[Dataset records]
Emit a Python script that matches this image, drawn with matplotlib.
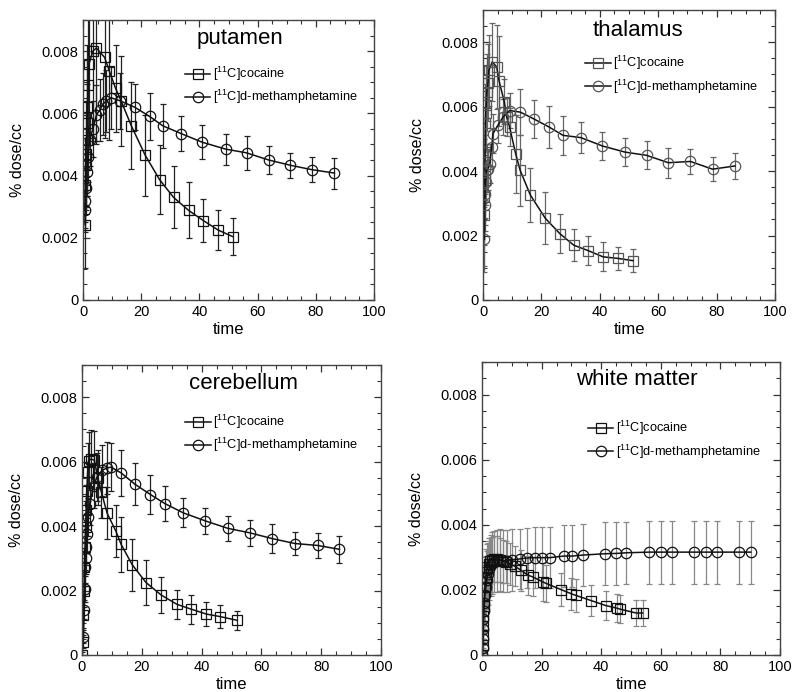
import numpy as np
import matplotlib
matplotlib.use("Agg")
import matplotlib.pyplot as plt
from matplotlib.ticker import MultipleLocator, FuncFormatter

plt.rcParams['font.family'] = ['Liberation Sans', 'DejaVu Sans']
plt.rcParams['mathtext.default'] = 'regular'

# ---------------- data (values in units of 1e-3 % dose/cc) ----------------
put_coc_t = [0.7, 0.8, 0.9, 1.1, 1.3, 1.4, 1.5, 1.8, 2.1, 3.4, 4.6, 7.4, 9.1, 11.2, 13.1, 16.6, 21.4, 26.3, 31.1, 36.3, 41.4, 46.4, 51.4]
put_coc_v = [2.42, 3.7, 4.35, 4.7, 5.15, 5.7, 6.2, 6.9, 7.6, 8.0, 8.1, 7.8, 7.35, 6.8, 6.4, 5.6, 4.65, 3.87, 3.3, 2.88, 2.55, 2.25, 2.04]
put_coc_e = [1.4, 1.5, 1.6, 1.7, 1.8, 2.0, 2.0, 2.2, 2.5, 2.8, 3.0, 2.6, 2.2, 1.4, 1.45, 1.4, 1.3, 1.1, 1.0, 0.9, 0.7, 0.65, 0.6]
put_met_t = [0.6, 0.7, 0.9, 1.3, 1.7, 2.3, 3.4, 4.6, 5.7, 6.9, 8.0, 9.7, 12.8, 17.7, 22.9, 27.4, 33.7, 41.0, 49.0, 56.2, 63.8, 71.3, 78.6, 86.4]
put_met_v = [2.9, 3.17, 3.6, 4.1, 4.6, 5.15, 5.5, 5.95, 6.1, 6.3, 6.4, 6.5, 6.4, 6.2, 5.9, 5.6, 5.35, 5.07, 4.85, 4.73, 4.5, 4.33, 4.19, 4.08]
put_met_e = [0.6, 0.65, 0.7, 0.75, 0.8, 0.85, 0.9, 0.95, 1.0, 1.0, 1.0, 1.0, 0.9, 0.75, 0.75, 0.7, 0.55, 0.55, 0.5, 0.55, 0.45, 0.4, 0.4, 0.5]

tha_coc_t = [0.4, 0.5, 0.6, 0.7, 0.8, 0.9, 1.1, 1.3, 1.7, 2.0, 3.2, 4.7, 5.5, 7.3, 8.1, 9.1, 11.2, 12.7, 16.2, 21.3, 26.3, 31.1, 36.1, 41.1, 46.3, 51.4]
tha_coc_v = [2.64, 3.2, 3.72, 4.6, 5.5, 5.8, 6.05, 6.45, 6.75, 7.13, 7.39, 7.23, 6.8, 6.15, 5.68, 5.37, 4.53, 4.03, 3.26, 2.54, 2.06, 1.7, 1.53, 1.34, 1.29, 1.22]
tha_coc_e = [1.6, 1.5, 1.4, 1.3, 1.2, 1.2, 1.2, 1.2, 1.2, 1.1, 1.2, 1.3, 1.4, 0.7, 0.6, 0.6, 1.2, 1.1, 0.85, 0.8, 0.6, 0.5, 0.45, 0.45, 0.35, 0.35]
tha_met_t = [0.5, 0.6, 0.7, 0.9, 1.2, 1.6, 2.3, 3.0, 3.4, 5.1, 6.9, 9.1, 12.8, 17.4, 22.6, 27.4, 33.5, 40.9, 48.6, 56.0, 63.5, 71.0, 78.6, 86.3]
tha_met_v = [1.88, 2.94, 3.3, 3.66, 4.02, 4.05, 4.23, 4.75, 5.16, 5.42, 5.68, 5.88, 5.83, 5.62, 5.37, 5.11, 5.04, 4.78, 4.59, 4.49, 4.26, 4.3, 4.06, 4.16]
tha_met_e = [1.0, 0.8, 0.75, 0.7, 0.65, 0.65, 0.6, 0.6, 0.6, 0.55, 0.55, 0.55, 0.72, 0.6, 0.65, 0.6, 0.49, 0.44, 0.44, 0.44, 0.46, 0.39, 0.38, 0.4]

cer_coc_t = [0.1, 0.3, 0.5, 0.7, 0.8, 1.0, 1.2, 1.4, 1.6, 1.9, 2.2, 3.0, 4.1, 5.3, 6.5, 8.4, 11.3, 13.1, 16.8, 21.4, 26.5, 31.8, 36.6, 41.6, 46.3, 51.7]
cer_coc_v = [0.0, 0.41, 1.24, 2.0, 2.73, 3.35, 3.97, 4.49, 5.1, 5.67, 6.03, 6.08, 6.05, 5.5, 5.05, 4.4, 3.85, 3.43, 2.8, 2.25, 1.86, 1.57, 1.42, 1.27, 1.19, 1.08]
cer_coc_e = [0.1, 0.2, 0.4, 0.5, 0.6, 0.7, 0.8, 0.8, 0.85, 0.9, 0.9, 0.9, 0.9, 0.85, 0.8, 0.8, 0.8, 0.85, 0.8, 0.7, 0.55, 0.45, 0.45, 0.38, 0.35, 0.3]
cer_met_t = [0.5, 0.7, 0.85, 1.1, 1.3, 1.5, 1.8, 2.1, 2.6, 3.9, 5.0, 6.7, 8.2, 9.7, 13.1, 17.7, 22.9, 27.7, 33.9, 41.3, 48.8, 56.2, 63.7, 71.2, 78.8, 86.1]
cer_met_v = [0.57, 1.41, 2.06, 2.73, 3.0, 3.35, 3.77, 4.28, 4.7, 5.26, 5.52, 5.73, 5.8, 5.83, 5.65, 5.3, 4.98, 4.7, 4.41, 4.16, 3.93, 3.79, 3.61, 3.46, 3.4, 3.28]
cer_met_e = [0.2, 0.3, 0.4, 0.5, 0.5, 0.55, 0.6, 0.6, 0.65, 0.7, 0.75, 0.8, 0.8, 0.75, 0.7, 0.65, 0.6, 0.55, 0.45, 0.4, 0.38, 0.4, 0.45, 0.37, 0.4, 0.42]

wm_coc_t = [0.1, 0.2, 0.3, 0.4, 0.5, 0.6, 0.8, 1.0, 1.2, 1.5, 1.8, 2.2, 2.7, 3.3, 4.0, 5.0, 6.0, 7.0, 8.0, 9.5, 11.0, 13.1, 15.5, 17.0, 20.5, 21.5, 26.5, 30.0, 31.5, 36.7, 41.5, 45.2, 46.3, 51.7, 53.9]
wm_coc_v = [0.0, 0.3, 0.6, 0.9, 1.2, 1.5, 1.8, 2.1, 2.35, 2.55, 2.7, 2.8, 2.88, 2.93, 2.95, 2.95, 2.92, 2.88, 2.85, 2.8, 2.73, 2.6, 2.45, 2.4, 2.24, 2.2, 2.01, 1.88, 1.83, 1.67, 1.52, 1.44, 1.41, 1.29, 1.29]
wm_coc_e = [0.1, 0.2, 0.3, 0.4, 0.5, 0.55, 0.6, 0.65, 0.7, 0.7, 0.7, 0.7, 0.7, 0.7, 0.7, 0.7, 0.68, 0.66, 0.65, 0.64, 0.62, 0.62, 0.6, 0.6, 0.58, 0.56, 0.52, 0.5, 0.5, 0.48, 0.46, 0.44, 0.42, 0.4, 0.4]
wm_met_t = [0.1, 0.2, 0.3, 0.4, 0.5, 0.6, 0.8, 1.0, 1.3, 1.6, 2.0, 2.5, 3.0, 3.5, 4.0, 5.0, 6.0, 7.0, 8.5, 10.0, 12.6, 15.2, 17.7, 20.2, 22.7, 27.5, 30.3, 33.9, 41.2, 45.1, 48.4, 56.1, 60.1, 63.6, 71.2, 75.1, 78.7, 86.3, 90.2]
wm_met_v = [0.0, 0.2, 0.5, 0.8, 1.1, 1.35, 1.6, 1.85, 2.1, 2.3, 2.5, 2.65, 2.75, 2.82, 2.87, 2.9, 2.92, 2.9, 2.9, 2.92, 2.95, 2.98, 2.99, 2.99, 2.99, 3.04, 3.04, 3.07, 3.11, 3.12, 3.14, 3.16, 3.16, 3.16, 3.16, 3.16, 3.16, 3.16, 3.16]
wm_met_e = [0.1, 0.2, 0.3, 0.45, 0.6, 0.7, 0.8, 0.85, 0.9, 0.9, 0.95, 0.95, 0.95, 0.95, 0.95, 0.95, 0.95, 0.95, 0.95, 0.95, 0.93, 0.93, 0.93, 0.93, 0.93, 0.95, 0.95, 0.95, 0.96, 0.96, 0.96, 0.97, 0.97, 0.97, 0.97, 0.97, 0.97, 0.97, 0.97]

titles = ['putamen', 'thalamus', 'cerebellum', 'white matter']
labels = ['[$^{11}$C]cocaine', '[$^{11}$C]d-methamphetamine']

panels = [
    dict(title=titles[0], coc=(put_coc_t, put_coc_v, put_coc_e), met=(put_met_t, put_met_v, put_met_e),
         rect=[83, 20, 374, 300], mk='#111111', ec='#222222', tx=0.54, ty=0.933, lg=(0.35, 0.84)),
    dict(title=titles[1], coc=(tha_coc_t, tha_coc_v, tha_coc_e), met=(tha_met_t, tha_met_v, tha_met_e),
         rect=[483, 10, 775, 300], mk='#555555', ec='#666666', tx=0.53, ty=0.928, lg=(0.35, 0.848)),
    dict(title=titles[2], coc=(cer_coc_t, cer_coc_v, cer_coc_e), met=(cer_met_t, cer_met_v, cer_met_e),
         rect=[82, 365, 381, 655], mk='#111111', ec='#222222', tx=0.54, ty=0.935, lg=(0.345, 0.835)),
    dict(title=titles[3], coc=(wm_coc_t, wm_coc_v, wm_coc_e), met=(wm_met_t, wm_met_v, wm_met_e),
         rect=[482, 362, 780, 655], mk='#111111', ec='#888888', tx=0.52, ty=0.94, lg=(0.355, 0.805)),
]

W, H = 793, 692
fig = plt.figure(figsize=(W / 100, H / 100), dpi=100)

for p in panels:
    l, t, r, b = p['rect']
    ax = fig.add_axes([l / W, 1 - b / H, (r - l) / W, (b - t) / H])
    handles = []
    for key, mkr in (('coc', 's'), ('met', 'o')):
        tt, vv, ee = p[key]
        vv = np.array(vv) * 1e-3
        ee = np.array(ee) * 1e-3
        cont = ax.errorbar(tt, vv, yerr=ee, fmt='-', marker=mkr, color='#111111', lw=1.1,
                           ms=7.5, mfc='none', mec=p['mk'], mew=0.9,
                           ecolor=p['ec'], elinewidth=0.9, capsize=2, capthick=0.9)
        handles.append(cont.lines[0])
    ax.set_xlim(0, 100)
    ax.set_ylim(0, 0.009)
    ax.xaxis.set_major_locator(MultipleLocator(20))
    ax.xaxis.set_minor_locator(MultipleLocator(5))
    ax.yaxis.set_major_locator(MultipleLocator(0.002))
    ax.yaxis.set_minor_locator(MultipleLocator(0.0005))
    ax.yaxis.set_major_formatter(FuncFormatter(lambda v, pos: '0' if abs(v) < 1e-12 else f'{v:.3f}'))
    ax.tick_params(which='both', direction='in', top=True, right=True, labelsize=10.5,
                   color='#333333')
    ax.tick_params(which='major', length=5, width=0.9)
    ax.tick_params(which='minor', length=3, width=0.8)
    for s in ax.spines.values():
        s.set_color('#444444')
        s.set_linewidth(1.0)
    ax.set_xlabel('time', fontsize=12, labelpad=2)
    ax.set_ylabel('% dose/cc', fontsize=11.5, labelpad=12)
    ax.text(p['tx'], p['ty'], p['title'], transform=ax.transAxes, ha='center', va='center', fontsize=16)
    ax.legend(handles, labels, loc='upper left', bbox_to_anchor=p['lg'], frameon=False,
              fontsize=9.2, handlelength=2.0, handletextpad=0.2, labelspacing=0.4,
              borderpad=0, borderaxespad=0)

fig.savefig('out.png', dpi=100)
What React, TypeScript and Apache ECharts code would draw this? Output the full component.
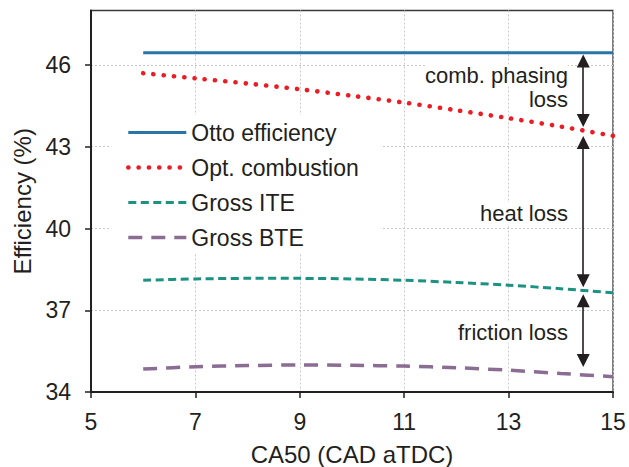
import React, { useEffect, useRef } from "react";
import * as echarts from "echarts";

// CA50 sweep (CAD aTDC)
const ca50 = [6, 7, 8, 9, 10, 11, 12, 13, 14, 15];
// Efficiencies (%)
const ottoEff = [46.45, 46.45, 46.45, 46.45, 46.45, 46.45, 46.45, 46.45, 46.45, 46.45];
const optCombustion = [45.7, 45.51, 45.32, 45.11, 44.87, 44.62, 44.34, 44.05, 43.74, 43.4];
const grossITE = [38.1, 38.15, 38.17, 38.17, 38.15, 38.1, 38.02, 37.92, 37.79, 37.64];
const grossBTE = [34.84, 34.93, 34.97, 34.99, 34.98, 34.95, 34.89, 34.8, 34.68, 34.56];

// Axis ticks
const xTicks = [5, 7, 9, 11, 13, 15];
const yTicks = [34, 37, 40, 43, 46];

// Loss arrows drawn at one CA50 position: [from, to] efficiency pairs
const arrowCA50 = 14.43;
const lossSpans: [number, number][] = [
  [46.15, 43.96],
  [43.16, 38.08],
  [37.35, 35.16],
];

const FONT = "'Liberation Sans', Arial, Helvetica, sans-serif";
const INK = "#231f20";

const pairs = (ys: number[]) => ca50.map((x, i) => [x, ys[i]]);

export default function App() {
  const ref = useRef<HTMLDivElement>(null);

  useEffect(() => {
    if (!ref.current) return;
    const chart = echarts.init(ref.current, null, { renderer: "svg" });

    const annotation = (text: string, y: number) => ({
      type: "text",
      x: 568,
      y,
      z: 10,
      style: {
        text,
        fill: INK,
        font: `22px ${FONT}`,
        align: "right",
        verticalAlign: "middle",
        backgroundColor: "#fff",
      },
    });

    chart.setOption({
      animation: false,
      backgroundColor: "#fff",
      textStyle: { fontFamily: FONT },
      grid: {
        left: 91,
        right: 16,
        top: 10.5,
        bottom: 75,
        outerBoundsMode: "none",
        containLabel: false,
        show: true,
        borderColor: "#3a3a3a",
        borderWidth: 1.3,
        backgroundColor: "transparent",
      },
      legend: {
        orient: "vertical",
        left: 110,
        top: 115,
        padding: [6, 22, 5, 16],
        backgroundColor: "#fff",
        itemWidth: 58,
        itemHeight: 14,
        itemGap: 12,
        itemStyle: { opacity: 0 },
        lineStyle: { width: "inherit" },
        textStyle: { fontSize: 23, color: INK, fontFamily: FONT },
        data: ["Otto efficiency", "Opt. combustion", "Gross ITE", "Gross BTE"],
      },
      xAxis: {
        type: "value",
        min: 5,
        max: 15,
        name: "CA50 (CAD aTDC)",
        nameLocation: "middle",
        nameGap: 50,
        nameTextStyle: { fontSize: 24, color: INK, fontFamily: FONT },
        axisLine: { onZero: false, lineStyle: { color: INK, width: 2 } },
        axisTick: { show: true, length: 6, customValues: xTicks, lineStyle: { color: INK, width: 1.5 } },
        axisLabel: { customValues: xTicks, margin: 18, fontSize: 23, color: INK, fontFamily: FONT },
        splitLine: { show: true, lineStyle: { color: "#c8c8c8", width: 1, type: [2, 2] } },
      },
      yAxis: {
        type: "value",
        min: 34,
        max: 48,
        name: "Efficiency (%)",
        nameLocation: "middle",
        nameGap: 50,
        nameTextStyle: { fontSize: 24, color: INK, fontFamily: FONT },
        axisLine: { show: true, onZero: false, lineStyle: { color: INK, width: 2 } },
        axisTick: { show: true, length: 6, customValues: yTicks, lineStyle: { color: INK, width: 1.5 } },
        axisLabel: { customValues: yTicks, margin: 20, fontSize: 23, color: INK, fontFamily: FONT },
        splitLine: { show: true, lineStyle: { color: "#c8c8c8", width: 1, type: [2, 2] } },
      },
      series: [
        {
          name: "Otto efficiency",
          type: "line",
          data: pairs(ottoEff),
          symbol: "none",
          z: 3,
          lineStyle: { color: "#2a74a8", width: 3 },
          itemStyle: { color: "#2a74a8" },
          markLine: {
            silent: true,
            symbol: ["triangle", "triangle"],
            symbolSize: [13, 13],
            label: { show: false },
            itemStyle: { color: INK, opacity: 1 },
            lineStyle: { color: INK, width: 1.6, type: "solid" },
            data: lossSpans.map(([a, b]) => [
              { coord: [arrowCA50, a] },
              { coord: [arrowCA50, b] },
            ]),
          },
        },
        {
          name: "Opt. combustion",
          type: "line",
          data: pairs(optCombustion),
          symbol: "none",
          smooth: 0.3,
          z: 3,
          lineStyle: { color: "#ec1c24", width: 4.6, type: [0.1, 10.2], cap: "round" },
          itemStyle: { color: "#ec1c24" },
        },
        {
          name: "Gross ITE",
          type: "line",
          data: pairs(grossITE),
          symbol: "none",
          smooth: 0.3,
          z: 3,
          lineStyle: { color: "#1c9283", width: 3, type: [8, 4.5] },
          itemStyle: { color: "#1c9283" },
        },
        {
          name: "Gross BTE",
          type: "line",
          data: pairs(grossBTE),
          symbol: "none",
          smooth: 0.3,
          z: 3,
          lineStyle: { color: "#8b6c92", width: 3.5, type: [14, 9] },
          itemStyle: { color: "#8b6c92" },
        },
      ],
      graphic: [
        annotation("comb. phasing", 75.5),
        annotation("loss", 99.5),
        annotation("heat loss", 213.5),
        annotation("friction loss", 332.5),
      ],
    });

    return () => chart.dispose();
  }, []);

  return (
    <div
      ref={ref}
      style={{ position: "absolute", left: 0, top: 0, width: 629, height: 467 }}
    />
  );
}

Set problem:
In the data above, please extract the lines from the first one through the line with "0.4, 0.4, 0.5]", exactly, and keep pictures out.

Full response:
Emit a Python script that matches this image, drawn with matplotlib.
import numpy as np
import matplotlib
matplotlib.use("Agg")
import matplotlib.pyplot as plt
from matplotlib.ticker import MultipleLocator, FuncFormatter

plt.rcParams['font.family'] = ['Liberation Sans', 'DejaVu Sans']
plt.rcParams['mathtext.default'] = 'regular'

# ---------------- data (values in units of 1e-3 % dose/cc) ----------------
put_coc_t = [0.7, 0.8, 0.9, 1.1, 1.3, 1.4, 1.5, 1.8, 2.1, 3.4, 4.6, 7.4, 9.1, 11.2, 13.1, 16.6, 21.4, 26.3, 31.1, 36.3, 41.4, 46.4, 51.4]
put_coc_v = [2.42, 3.7, 4.35, 4.7, 5.15, 5.7, 6.2, 6.9, 7.6, 8.0, 8.1, 7.8, 7.35, 6.8, 6.4, 5.6, 4.65, 3.87, 3.3, 2.88, 2.55, 2.25, 2.04]
put_coc_e = [1.4, 1.5, 1.6, 1.7, 1.8, 2.0, 2.0, 2.2, 2.5, 2.8, 3.0, 2.6, 2.2, 1.4, 1.45, 1.4, 1.3, 1.1, 1.0, 0.9, 0.7, 0.65, 0.6]
put_met_t = [0.6, 0.7, 0.9, 1.3, 1.7, 2.3, 3.4, 4.6, 5.7, 6.9, 8.0, 9.7, 12.8, 17.7, 22.9, 27.4, 33.7, 41.0, 49.0, 56.2, 63.8, 71.3, 78.6, 86.4]
put_met_v = [2.9, 3.17, 3.6, 4.1, 4.6, 5.15, 5.5, 5.95, 6.1, 6.3, 6.4, 6.5, 6.4, 6.2, 5.9, 5.6, 5.35, 5.07, 4.85, 4.73, 4.5, 4.33, 4.19, 4.08]
put_met_e = [0.6, 0.65, 0.7, 0.75, 0.8, 0.85, 0.9, 0.95, 1.0, 1.0, 1.0, 1.0, 0.9, 0.75, 0.75, 0.7, 0.55, 0.55, 0.5, 0.55, 0.45, 0.4, 0.4, 0.5]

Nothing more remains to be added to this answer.